The sun on the back of his neck. His body a slick, the T-shirt draping close. He felt dizzy, and that was fine. He tried to lose himself in the work and not think. The furrow along the wall annoying because it kept him from stepping as close as he would have liked. He had to lean in, and his back was cramping up.

Removing the boards was so much faster than nailing them. Galen was on the second side in no time, along the wall with the bay door, his back to the trees. The old lock still hanging there. He didn’t know what he would do about that. He still didn’t have the key, and it seemed too big to break with a crowbar.

For now he would focus only on removing the boards. One task at a time. They fell off like scabs, rough and uneven, discarded wood, lying in the dirt with their nails sticking up. Galen had the idea of dismantling the entire shed. He could remove one plank at a time and drag them all into the orchard. The shed dispersed, planks lying along every furrow. The tractor and the walnut drying screens in their stacks would be exposed to the sun and moon. He liked that idea. Just undo everything and wait in the orchard until the wood decayed and became earth again and there would be no sign that the shed had ever existed. He would be old by then, and his final project would be to undo the house. He would take it apart board by board, just as he had done to the shed, and in the end, only the piano would remain, and maybe that cool wooden floor, exposed now to the sun.

If only Galen could live long enough to watch boards decay into dust. To stand here in the orchard and watch the high wall and housing developments crumble, and watch the land return to desert, with no water and no sign of civilization, and then watch the rains come and plants grow and wind and storms and water increase until he stood in a jungle with palm fronds and ferns and vines and the air filled with water. Galen wanted that. He wanted no part of human society. He wanted to join geologic time. But first he had to get through this one day, and even that seemed as long as the transformation of desert to jungle.

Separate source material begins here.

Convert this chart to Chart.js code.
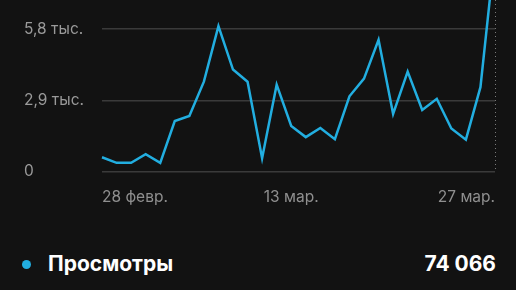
<!DOCTYPE html>
<html>
<head>
<meta charset="utf-8">
<script src="https://cdn.jsdelivr.net/npm/chart.js@4"></script>
<style>
  html, body { margin: 0; padding: 0; background: #121212; }
  body { width: 516px; height: 290px; overflow: hidden; position: relative; font-family: Inter, "Noto Sans", sans-serif; }
  #wrap { position: absolute; left: 0; top: 0; width: 516px; height: 224px; }
  .legend { position: absolute; left: 0; top: 250px; width: 516px; height: 30px; color: #fff; font-weight: 700; font-size: 21px; }
  .dot { position: absolute; left: 22px; top: 10px; width: 9px; height: 9px; border-radius: 50%; background: #22aee0; }
  .name { position: absolute; left: 48px; top: 1px; }
  .total { position: absolute; right: 20px; top: 1px; }
</style>
</head>
<body>
<div id="wrap"><canvas id="chart"></canvas></div>
<div class="legend">
  <span class="dot"></span>
  <span class="name" id="seriesName"></span>
  <span class="total" id="seriesTotal"></span>
</div>
<script>
const labels = ['28 февр.','1 мар.','2 мар.','3 мар.','4 мар.','5 мар.','6 мар.','7 мар.','8 мар.','9 мар.',
  '10 мар.','11 мар.','12 мар.','13 мар.','14 мар.','15 мар.','16 мар.','17 мар.','18 мар.','19 мар.',
  '20 мар.','21 мар.','22 мар.','23 мар.','24 мар.','25 мар.','26 мар.','27 мар.']
const views = [576,350,350,699,350,2057,2262,3661,5923,4155,
  3661,535,3538,1851,1399,1769,1316,3065,3785,5368,
  2345,4073,2509,2962,1748,1296,3435,9000]
const yTicks = [0, 2900, 5800]
const yTickLabels = ['0', '2,9 тыс.', '5,8 тыс.']
const shownDates = [0, 13, 27]
const seriesName = 'Просмотры'
const seriesTotal = '74 066'

document.getElementById('seriesName').textContent = seriesName
document.getElementById('seriesTotal').textContent = seriesTotal

const canvasChart = document.getElementById('chart')

const myChart = new Chart(canvasChart, {
  type: 'line',
  data: {
    labels: labels,
    datasets: [{
      label: seriesName,
      data: views,
      borderColor: '#22aee0',
      borderWidth: 2.5,
      pointRadius: 0,
      tension: 0
    }]
  },
  options: {
    responsive: true,
    maintainAspectRatio: false,
    animation: false,
    layout: { padding: { left: 24, right: 21, top: 0, bottom: 0 } },
    plugins: { legend: { display: false }, tooltip: { enabled: false } },
    scales: {
      x: {
        offset: false,
        grid: {
          drawTicks: false,
          // only the last day gets the dotted marker line
          color: ctx => ctx.index === labels.length - 1 ? '#7a7a7a' : 'transparent',
          lineWidth: 1
        },
        border: { display: false, dash: [1, 3] },
        ticks: {
          autoSkip: false,
          maxRotation: 0,
          align: 'inner',
          padding: 17,
          color: '#8f8f8f',
          font: { family: 'Inter', size: 15.5 },
          callback: (v, i) => shownDates.includes(i) ? labels[i] : ''
        }
      },
      y: {
        min: 0,
        max: 6993,
        border: { display: false },
        grid: { color: '#3a3a3a', lineWidth: 1.5, drawTicks: false },
        afterBuildTicks: s => { s.ticks = yTicks.map(v => ({ value: v })) },
        afterFit: s => { s.width = 78; s.paddingTop = 0; s.paddingBottom = 0 },
        ticks: {
          crossAlign: 'far',
          color: '#9a9a9a',
          font: { family: 'Inter', size: 15.5 },
          callback: v => yTickLabels[yTicks.indexOf(v)]
        }
      }
    }
  }
})
</script>
</body>
</html>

Galen took a break from the crowbar, grabbed a board in his good hand, and dragged it toward the pile along the hedge. Leaving a thin track in the dirt, the only sign remaining, and he could rake that out. The pile reduced to almost nothing, a few scraps, but it would grow again now. Galen took his time walking back for the next board. He didn’t really believe anyone would visit. A year from now, Jennifer would need her first check for college. But before that, no one. Removing the boards was another form of going through the motions, another performance for no audience.

He picked up another, dragged it, and listened to the hollow sound that came through the wood. Something faint in addition to the dragging, something transmitted through the length of the board, always more to hear and see. We could never be awake enough. He flopped the board onto the pile, then bent over with his hands on his knees and felt lost, the inside of him a vacuum. He had to breathe, just focus on his breath, and then he stood up again and walked back for another board.

He dragged the boards one at a time, and the sun was lower. It was very slow, but it was lower. He picked up the crowbar again and pried along the eastern wall in shadow. Concealed from the sun. Hidden from all except perhaps his mother. He wondered whether she could still see and hear him, outlined through the slats against the sky. Easiest along the west wall, where he would leave a shadow, much more difficult to find along this wall. A peaceful way to go, not having water. A light-headedness and quiet that would fade eventually into nothing, a meditation on light and sound and air.